Wavelength and Its Relationship to Frequency

Frequency and wavelength are inversely related through the speed of sound. The wavelength of a sound wave is the physical distance between two consecutive points of identical phase, such as two adjacent compressions. The formula is straightforward: wavelength equals the speed of sound divided by the frequency. At 343 meters per second in air, a 20 Hz sound has a wavelength of about 17.15 meters, while a 20,000 Hz sound has a wavelength of only 1.7 centimeters.
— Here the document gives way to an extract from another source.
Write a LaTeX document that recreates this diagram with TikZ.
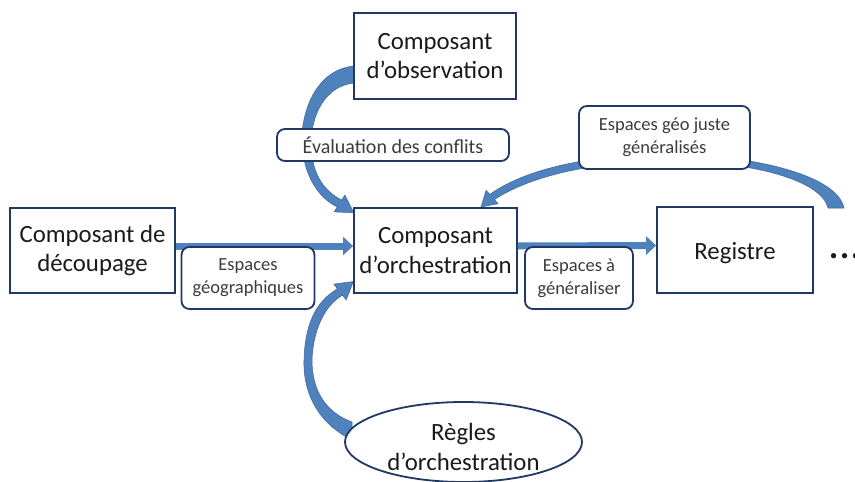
\documentclass[tikz,border=0pt]{standalone}
\usepackage{fontspec}
\setmainfont{Carlito}
\usetikzlibrary{shapes.geometric,arrows.meta}
\definecolor{navy}{RGB}{31,56,100}
\definecolor{arrblue}{RGB}{79,129,189}
\definecolor{arredge}{RGB}{60,100,155}
\definecolor{txt}{RGB}{26,26,26}
\definecolor{lbltxt}{RGB}{60,60,60}
\begin{document}
\begin{tikzpicture}[x=1pt,y=-1pt,
 box/.style={draw=navy,line width=1.8pt,fill=white,inner sep=0pt,align=center,font=\fontsize{24.8}{29.5}\selectfont,text=txt},
 plain/.style={inner sep=0pt,align=center,font=\fontsize{24.8}{29.5}\selectfont,text=txt},
 lbl/.style={draw=navy,line width=1.8pt,fill=white,rounded corners=8pt,inner sep=0pt,align=center,font=\fontsize{18.5}{23}\selectfont,text=lbltxt},
 arr/.style={fill=arrblue,draw=arredge,line width=0.5pt},
 harrow/.style={draw=arrblue,line width=7pt,-{Triangle[length=10pt,width=18pt]}},
]
\useasboundingbox (0,0) rectangle (855,482);
% curved arrows (drawn first)
\filldraw[arr] (354,66) .. controls (312,70) and (300,120) .. (302,145) .. controls (304,175) and (318,198) .. (337.3,206.9) -- (334.1,211.9) -- (353.8,212.7) -- (344.9,195.1) -- (341.7,200.1) .. controls (322,190) and (312,172) .. (311,145) .. controls (311,115) and (325,86) .. (354,83) -- cycle;
\filldraw[arr] (352,440) .. controls (312,420) and (303,385) .. (304,360) .. controls (305,325) and (315,302) .. (337.5,288.8) -- (333.8,284.1) -- (353.4,281.5) -- (346.2,299.9) -- (342.5,295.2) .. controls (325,305) and (313,330) .. (312,360) .. controls (312,390) and (325,412) .. (352,422) -- cycle;
\filldraw[arr] (844,208) .. controls (832,150) and (580,130) .. (489.8,194.4) -- (486.1,190.3) -- (481,207) -- (498.1,203.7) -- (494.4,199.6) .. controls (585,140) and (815,155) .. (828,208) -- cycle;
% boxes
\node[box,minimum width=162pt,minimum height=86pt] (obs) at (435,56) {Composant\\d’observation};
\node[box,minimum width=163pt,minimum height=85pt] (orch) at (435.5,250.5) {Composant\\d’orchestration};
\node[box,minimum width=165pt,minimum height=85pt] (decoup) at (92.5,250.5) {Composant de\\découpage};
\node[box,minimum width=156pt,minimum height=86pt] (reg) at (735,250) {};
\node[plain] (regtxt) at ([yshift=-3pt]reg.center) {Registre};
\node[box,ellipse,minimum width=237pt,minimum height=80pt] (regles) at (463.5,442) {};
\node[plain] (reglestxt) at ([yshift=-5pt]regles.center) {Règles\\d’orchestration};
% straight arrows
\draw[harrow] ([yshift=4.5pt]decoup.east) -- ([yshift=4.5pt]orch.west);
\draw[harrow] ([yshift=4.5pt]orch.east) -- ([yshift=4.5pt]reg.west);
% labels
\node[lbl,minimum width=232pt,minimum height=32pt,font=\fontsize{20}{24}\selectfont] (eval) at (393,145) {Évaluation des conflits};
\node[lbl,minimum width=133pt,minimum height=62pt] (geo) at (248,278) {Espaces\\géographiques};
\node[lbl,minimum width=108pt,minimum height=62pt] (gen) at (579,278) {Espaces à\\généraliser};
\node[lbl,minimum width=171pt,minimum height=63pt] (juste) at (664.5,137.5) {Espaces géo juste\\généralisés};
\node[font=\fontsize{44}{44}\selectfont,anchor=base west,inner sep=0pt,text=txt] (dots) at (828,258) {...};
\end{tikzpicture}
\end{document}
In my experience designing acoustic environments and testing audio equipment, wavelength has profound practical implications. Low-frequency sounds, with their long wavelengths, diffract easily around obstacles and are difficult to absorb or contain. This is why bass from a neighbor's subwoofer travels through walls so effectively, and why bass traps in recording studios need to be physically large to be effective. High-frequency sounds, with their short wavelengths, are easily absorbed by soft materials and blocked by thin barriers, which is why closing a door effectively attenuates treble but barely affects bass.

When I design noise generators, I think about wavelength in the context of room acoustics. A room with dimensions comparable to the wavelength of a particular frequency will exhibit standing wave patterns at that frequency, creating positions of constructive and destructive interference. These are called room modes, and they can cause dramatic level variations at low frequencies. A 70 Hz tone, with a wavelength of about 4.9 meters, might be 20 decibels louder at one position in a room than at another position just two meters away. Understanding this interaction between wavelength and room dimensions is essential for anyone working with sound.

Amplitude, Intensity, and the Perception of Loudness

While frequency determines pitch, amplitude determines how loud a sound is. Amplitude refers to the maximum displacement of the pressure wave from its resting state, and it is directly related to the energy carried by the wave. Sound intensity, measured in watts per square meter, is proportional to the square of the amplitude. Doubling the amplitude quadruples the intensity.

Human hearing operates across an extraordinarily wide range of intensities. The quietest sound a healthy young person can detect, the threshold of hearing at 1 kHz, has an intensity of about one trillionth of a watt per square meter. The threshold of pain occurs at roughly one watt per square meter, a factor of one trillion higher. To manage this enormous range, acousticians use the decibel scale, which compresses the intensity ratio into a more manageable logarithmic range of 0 to about 130 dB SPL.

In my measurements, I have observed that the perception of loudness is not uniform across frequencies. Human ears are most sensitive in the range of 2,000 to 5,000 Hz, which corresponds to the resonant frequency of the ear canal. A 1 kHz tone at 40 dB SPL sounds noticeably louder than a 100 Hz tone at the same level. This frequency-dependent sensitivity is captured by equal-loudness contours, originally measured by Fletcher and Munson in the 1930s and later refined by Robinson and Dadson. When I calibrate our noise generators, I take these contours into account to ensure that the perceived loudness remains consistent even when users adjust the spectral shape.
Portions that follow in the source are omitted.